━━━━━ Given information
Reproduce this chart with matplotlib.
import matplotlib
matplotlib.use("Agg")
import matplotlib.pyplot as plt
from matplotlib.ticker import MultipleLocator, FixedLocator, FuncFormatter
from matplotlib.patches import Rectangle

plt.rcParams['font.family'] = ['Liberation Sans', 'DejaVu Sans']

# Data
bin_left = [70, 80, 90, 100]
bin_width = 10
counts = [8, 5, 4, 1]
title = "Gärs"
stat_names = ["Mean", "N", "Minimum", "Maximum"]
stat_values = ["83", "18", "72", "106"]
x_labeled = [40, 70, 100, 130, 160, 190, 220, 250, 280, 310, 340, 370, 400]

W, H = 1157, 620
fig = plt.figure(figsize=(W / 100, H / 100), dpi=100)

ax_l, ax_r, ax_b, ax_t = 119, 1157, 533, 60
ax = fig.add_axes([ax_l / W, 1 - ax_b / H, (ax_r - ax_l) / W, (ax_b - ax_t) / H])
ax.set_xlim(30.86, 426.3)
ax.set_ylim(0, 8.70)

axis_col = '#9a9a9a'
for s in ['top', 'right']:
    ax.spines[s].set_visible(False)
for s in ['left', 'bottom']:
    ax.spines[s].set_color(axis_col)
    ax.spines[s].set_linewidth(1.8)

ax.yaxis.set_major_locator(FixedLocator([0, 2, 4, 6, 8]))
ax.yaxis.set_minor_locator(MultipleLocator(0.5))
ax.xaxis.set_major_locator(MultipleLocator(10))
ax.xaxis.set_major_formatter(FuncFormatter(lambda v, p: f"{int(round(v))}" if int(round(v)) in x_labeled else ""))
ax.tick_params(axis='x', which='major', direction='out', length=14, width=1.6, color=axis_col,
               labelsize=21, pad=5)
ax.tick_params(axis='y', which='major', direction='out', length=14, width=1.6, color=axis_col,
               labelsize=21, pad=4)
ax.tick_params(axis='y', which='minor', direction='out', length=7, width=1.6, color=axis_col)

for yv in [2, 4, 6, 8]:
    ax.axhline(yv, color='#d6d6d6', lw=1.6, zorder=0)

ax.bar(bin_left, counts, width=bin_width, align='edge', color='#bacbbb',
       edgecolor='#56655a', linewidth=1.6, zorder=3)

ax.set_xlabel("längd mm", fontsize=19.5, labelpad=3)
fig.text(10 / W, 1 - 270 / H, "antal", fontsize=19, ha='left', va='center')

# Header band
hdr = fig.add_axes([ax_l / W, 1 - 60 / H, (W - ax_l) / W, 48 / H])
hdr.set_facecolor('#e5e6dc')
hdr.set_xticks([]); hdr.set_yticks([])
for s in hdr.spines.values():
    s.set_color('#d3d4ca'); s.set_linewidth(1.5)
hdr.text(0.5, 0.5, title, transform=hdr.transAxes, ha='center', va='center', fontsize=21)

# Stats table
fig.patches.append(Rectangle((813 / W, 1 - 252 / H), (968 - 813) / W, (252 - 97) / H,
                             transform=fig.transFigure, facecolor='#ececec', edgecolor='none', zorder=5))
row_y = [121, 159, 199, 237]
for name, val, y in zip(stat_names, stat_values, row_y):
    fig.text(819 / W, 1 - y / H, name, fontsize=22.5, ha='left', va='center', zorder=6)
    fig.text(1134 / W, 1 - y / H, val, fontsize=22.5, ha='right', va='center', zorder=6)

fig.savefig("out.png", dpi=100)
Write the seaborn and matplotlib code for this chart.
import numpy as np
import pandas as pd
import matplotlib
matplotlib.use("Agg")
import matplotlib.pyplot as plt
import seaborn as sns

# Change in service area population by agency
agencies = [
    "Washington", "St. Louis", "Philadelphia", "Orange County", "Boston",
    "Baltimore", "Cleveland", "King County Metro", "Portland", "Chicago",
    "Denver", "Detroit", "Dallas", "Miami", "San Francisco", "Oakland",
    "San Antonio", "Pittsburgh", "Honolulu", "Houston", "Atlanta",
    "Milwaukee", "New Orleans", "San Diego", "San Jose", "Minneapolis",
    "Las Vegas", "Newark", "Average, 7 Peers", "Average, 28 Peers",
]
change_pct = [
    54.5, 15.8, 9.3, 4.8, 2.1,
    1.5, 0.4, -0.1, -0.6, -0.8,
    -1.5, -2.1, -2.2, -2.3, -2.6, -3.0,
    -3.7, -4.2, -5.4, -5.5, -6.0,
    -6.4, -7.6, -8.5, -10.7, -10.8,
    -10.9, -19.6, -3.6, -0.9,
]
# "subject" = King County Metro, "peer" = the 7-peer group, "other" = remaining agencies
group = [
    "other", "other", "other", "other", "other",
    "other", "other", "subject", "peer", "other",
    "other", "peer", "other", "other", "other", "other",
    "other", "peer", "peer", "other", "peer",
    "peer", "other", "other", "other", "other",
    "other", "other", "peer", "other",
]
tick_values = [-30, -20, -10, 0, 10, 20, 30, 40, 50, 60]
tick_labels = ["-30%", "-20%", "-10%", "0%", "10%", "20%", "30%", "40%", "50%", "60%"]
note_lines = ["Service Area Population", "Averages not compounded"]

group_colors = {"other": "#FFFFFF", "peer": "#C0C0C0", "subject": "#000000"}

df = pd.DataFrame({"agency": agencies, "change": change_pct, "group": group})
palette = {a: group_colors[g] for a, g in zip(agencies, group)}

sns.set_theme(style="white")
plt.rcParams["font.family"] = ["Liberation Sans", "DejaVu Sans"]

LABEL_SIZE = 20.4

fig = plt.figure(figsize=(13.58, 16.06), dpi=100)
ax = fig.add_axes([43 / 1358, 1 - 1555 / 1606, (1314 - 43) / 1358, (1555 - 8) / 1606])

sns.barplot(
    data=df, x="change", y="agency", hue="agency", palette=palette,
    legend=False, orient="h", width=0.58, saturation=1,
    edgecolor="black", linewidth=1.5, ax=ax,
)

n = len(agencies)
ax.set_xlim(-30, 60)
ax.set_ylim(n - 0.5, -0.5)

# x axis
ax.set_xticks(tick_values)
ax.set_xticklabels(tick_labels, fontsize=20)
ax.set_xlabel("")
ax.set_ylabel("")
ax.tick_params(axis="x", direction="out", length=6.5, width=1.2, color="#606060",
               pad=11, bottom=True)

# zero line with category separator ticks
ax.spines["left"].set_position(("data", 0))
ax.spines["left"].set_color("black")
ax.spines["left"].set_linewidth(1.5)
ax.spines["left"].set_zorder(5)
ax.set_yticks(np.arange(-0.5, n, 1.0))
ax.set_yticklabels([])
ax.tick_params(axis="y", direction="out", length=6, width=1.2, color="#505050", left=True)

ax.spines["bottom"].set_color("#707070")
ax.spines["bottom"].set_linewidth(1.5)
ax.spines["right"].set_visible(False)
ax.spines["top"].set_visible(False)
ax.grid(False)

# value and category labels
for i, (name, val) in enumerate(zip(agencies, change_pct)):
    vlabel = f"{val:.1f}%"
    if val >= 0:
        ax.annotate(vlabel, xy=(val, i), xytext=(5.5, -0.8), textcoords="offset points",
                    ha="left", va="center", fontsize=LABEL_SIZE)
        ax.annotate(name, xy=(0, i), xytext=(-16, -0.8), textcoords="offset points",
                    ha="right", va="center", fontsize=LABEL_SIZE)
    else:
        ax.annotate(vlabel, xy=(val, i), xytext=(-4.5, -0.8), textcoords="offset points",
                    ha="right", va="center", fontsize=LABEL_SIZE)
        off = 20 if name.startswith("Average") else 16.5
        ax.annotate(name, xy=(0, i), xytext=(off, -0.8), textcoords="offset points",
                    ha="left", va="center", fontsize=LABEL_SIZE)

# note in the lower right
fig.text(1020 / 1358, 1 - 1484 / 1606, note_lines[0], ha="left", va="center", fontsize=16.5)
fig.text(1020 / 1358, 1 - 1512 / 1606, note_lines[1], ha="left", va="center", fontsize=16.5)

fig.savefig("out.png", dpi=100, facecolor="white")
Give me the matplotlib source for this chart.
━━━━━━━━━━
Problem to work on: Starting at the line that contains "Write the seaborn" and ending at the line that contains "import seaborn as sns", repeat each line exactly, both ends included, and nothing else.

Output of the task:
Write the seaborn and matplotlib code for this chart.
import numpy as np
import pandas as pd
import matplotlib
matplotlib.use("Agg")
import matplotlib.pyplot as plt
import seaborn as sns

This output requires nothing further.